===== Raw records

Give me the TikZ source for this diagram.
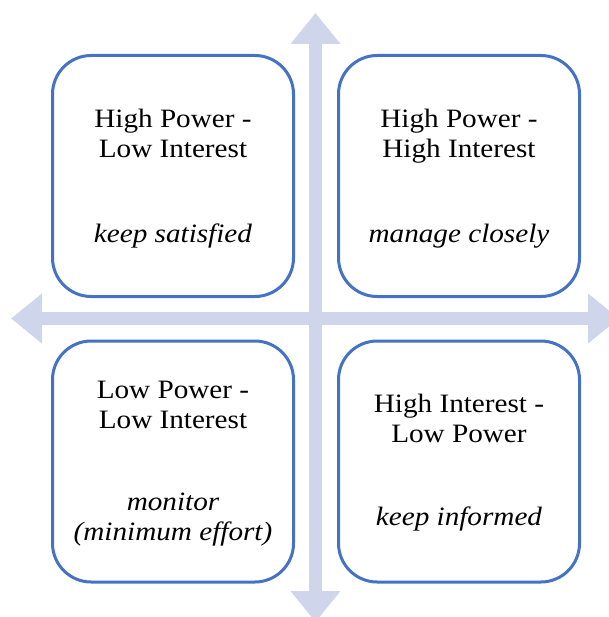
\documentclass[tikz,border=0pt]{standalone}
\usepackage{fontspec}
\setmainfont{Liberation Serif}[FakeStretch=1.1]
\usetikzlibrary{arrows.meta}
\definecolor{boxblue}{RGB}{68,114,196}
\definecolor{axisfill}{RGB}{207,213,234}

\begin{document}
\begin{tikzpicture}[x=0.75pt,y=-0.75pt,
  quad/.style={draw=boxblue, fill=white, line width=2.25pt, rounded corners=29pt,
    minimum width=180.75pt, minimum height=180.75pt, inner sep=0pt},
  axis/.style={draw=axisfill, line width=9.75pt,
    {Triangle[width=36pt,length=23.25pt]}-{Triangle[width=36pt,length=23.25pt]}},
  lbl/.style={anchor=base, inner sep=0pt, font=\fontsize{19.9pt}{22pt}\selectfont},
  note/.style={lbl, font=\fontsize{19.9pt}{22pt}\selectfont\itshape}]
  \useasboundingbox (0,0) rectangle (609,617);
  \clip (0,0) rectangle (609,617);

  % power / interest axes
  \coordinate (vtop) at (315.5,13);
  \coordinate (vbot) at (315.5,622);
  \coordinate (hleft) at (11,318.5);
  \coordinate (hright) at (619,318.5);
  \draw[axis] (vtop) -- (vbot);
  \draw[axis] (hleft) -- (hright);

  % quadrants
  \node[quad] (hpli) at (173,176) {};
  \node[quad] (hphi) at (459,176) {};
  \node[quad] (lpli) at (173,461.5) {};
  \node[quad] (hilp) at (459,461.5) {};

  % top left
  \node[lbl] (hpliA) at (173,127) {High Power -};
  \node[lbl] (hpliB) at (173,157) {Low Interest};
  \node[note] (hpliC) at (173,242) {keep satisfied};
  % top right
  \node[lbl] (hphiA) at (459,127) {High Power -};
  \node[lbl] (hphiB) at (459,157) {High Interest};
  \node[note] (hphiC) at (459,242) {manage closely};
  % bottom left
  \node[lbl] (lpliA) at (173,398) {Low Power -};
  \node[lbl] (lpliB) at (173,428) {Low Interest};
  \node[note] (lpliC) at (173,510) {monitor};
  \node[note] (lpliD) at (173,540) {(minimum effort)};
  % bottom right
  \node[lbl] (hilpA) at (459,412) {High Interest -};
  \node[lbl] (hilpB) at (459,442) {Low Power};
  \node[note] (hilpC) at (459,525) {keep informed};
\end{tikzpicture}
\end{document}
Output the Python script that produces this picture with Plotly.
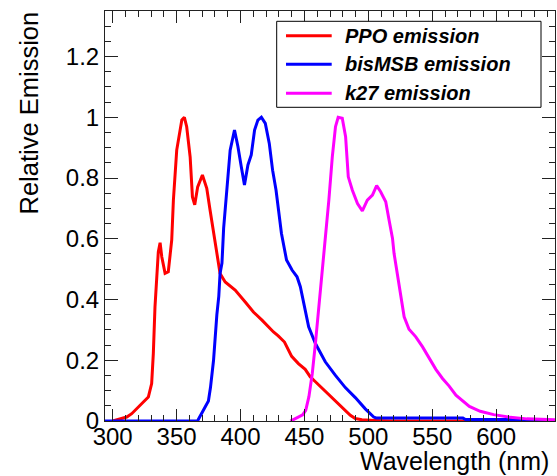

==========

## Short problem
Give the data again exactly as written, with all pictures left out.

## Expected answer
Give me the TikZ source for this diagram.
\documentclass[tikz,border=0pt]{standalone}
\usepackage{fontspec}
\setmainfont{Liberation Serif}[FakeStretch=1.1]
\usetikzlibrary{arrows.meta}
\definecolor{boxblue}{RGB}{68,114,196}
\definecolor{axisfill}{RGB}{207,213,234}

\begin{document}
\begin{tikzpicture}[x=0.75pt,y=-0.75pt,
  quad/.style={draw=boxblue, fill=white, line width=2.25pt, rounded corners=29pt,
    minimum width=180.75pt, minimum height=180.75pt, inner sep=0pt},
  axis/.style={draw=axisfill, line width=9.75pt,
    {Triangle[width=36pt,length=23.25pt]}-{Triangle[width=36pt,length=23.25pt]}},
  lbl/.style={anchor=base, inner sep=0pt, font=\fontsize{19.9pt}{22pt}\selectfont},
  note/.style={lbl, font=\fontsize{19.9pt}{22pt}\selectfont\itshape}]
  \useasboundingbox (0,0) rectangle (609,617);
  \clip (0,0) rectangle (609,617);

  % power / interest axes
  \coordinate (vtop) at (315.5,13);
  \coordinate (vbot) at (315.5,622);
  \coordinate (hleft) at (11,318.5);
  \coordinate (hright) at (619,318.5);
  \draw[axis] (vtop) -- (vbot);
  \draw[axis] (hleft) -- (hright);

  % quadrants
  \node[quad] (hpli) at (173,176) {};
  \node[quad] (hphi) at (459,176) {};
  \node[quad] (lpli) at (173,461.5) {};
  \node[quad] (hilp) at (459,461.5) {};

  % top left
  \node[lbl] (hpliA) at (173,127) {High Power -};
  \node[lbl] (hpliB) at (173,157) {Low Interest};
  \node[note] (hpliC) at (173,242) {keep satisfied};
  % top right
  \node[lbl] (hphiA) at (459,127) {High Power -};
  \node[lbl] (hphiB) at (459,157) {High Interest};
  \node[note] (hphiC) at (459,242) {manage closely};
  % bottom left
  \node[lbl] (lpliA) at (173,398) {Low Power -};
  \node[lbl] (lpliB) at (173,428) {Low Interest};
  \node[note] (lpliC) at (173,510) {monitor};
  \node[note] (lpliD) at (173,540) {(minimum effort)};
  % bottom right
  \node[lbl] (hilpA) at (459,412) {High Interest -};
  \node[lbl] (hilpB) at (459,442) {Low Power};
  \node[note] (hilpC) at (459,525) {keep informed};
\end{tikzpicture}
\end{document}
Output the Python script that produces this picture with Plotly.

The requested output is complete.